夜はカミジさん。彼女も二度目、知っているひとだと自然と安堵する。名札の下の名前が見えたので、命名者を聞いてみた。すこし古風な名前だったから。
「 おじいちゃんがつけてくれたんです」誇らしそうで、うらやましい。リハビリのイシイさんも「学校の先生からもずっと読み方を間違えられたましたねえ」と、祖父がつけてくれた話をされていた。わたしは実家の祖父母と不仲だったぶん、そういう話を聞くのは好きだ。「祖父はふつうの人で、いま92です」とイシイさんがいうのを聞いて、亡くなった父と同世代なんだとおもう。

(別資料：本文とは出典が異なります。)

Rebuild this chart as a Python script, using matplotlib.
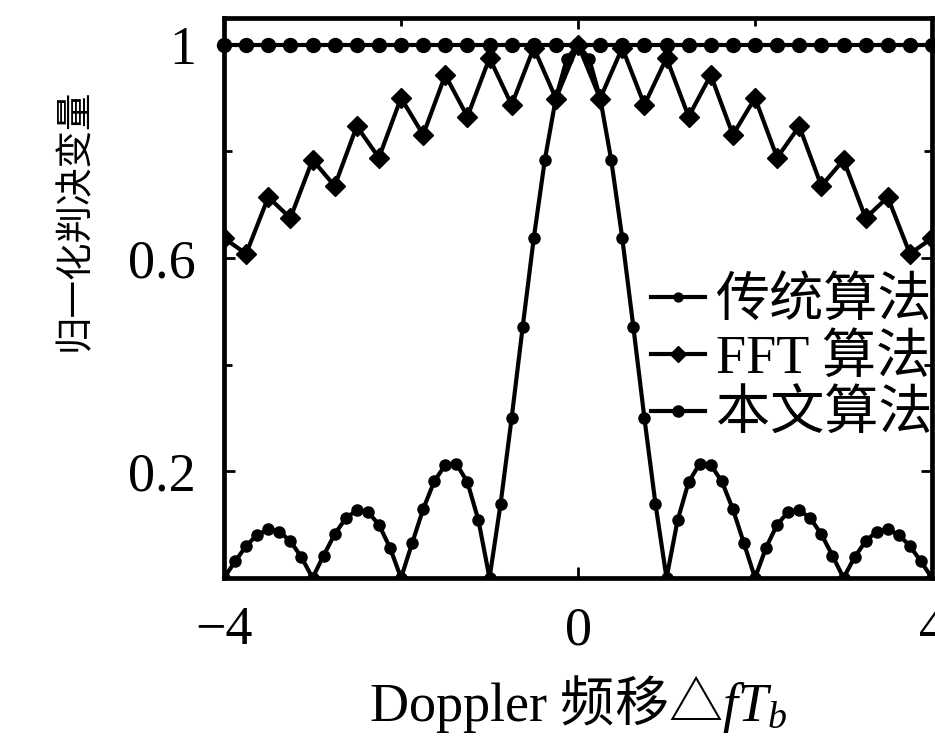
import numpy as np
import matplotlib
matplotlib.use("Agg")
import matplotlib.pyplot as plt
from matplotlib.ticker import FixedLocator, FixedFormatter

plt.rcParams["font.family"] = ["Liberation Serif", "Noto Sans CJK SC", "DejaVu Sans"]
plt.rcParams["mathtext.fontset"] = "custom"
plt.rcParams["mathtext.rm"] = "Liberation Serif"
plt.rcParams["mathtext.it"] = "Liberation Serif:italic"
plt.rcParams["mathtext.sf"] = "Noto Sans CJK SC"

# sample grids (Doppler shift * Tb)
x_trad = np.linspace(-4, 4, 65)
x_fft = np.linspace(-4, 4, 33)
x_prop = np.linspace(-4, 4, 33)

# 传统算法
trad_vals = [0, .031, .060, .081, .091, .087, .069, .039,
             0, .042, .082, .112, .127, .124, .100, .057,
             0, .065, .129, .181, .212, .214, .180, .108,
             0, .139, .300, .471, .637, .784, .900, .974,
             1.0,
             .974, .900, .784, .637, .471, .300, .139, 0,
             .108, .180, .214, .212, .181, .129, .065, 0,
             .057, .100, .124, .127, .112, .082, .042, 0,
             .039, .069, .087, .091, .081, .060, .031, 0]

# FFT 算法
fft_vals = [.637, .608, .714, .675, .784, .735, .847, .788,
            .900, .831, .943, .865, .975, .887, .994, .899,
            1.0,
            .899, .994, .887, .975, .865, .943, .831,
            .900, .788, .847, .735, .784, .675, .714, .608, .637]

# 本文算法
prop_vals = [1.0] * 33

labels = ["传统算法", "FFT 算法", "本文算法"]
x_ticks = [-4, 0, 4]
x_ticklabels = ["−4", "0", "4"]
y_ticks = [0.2, 0.6, 1.0]
y_ticklabels = ["0.2", "0.6", "1"]

fig = plt.figure(figsize=(9.35, 7.43), dpi=100)
ax = fig.add_axes([0.2396, 0.2221, 0.7572, 0.7537])

lw = 3.0
ax.plot(x_trad, trad_vals, color="black", lw=lw, marker="o", ms=8,
        label=labels[0], zorder=3)
ax.plot(x_fft, fft_vals, color="black", lw=lw, marker="D", ms=10,
        label=labels[1], zorder=3)
ax.plot(x_prop, prop_vals, color="black", lw=lw, marker="o", ms=10,
        label=labels[2], zorder=3, clip_on=False)

ax.set_xlim(-4, 4)
ax.set_ylim(0, 1.05)

ax.xaxis.set_major_locator(FixedLocator(x_ticks))
ax.xaxis.set_major_formatter(FixedFormatter(x_ticklabels))
ax.xaxis.set_minor_locator(FixedLocator([-2, 2]))
ax.yaxis.set_major_locator(FixedLocator(y_ticks))
ax.yaxis.set_major_formatter(FixedFormatter(y_ticklabels))
ax.yaxis.set_minor_locator(FixedLocator([0.4, 0.8]))

ax.tick_params(which="both", direction="in", top=True, right=True,
               width=2, labelsize=39)
ax.tick_params(which="major", length=8, pad=20)
ax.tick_params(which="minor", length=6)
for s in ax.spines.values():
    s.set_linewidth(3.4)

ax.set_xlabel(r"Doppler $\mathsf{频移△}fT_b$", fontsize=39, labelpad=12)
ax.set_ylabel("归一化判决变量", fontsize=27)
ax.yaxis.set_label_coords(-0.185, 0.64)

leg = ax.legend(loc="center right", bbox_to_anchor=(1.0, 0.39),
                frameon=False, fontsize=39, handlelength=1.0,
                handletextpad=0.2, labelspacing=0.12, borderpad=0,
                borderaxespad=0, markerscale=0.8)

fig.savefig("out.png", dpi=100)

カミジさんに胸のアイラブのバッジの意味をきくと、点滴の針をうつ資格だそう。「とくになにもえらくはないです」と名札をみせ「ヒラ(肩書きがない)ですから」。
なくなった友人の本をつくった話をする。なんでそういう話をしたのか流れは忘れたが、話したい気分かったのだろう。

六日目(月曜日)
朝食。いつも残すからか、これまで小3個だったおにぎりが2個に。はじめてその2個めを齧る。スイカを完食。前日のオレンジにつづき。「みなさん、果物はよろこばれますね」とカミジさん。

朝の担当は、団子髪のウチクラさん。三回目にもなると、もう気をはらなくともよいのが助かる。転校体験はなかったが、毎日担当さんが交替する病室にいるというのは、今度の人はどんなひとと、不安な気持ちにさせる。新しい担当さんに嫌われないように、きらわれないように。名前を覚えようとしたのも、ちょっとでも好かれようとしていたのかも。そして、きょうはICU最終日。
お昼前、ウチクラさんに身体を拭いてもらう。看護師さん二人でやってくれていたのが、ひとり。「重症じゃないひとの場合は一人でやりますね」。そういえば、お昼の担当看護師さんが二人から一人になっていた。
何かを持ち上げるとき「オイショ」と声をだすのが耳に入る。「あ、言いましたね。両親とも東京だから、方言じゃないと思いますけど」

11時、ICUを出て循環器病棟に移ることに。ウチクラさんに部屋のドアのところまで見送ってもらう。次は4人部屋。病棟の看護師さんのサトウさん、ヤマモトさんの二人が来られベッドごと運ばれていく。新天地だけにすこし不安。途中「リハビリのイシイさんは心臓の専門で、説明がわかりやすいといわれてますね」と教えられる。人気の先生らしい。そして、ずっとクールな印象の主治医の先生も「いい先生ですよ」と聞き、ほっとする。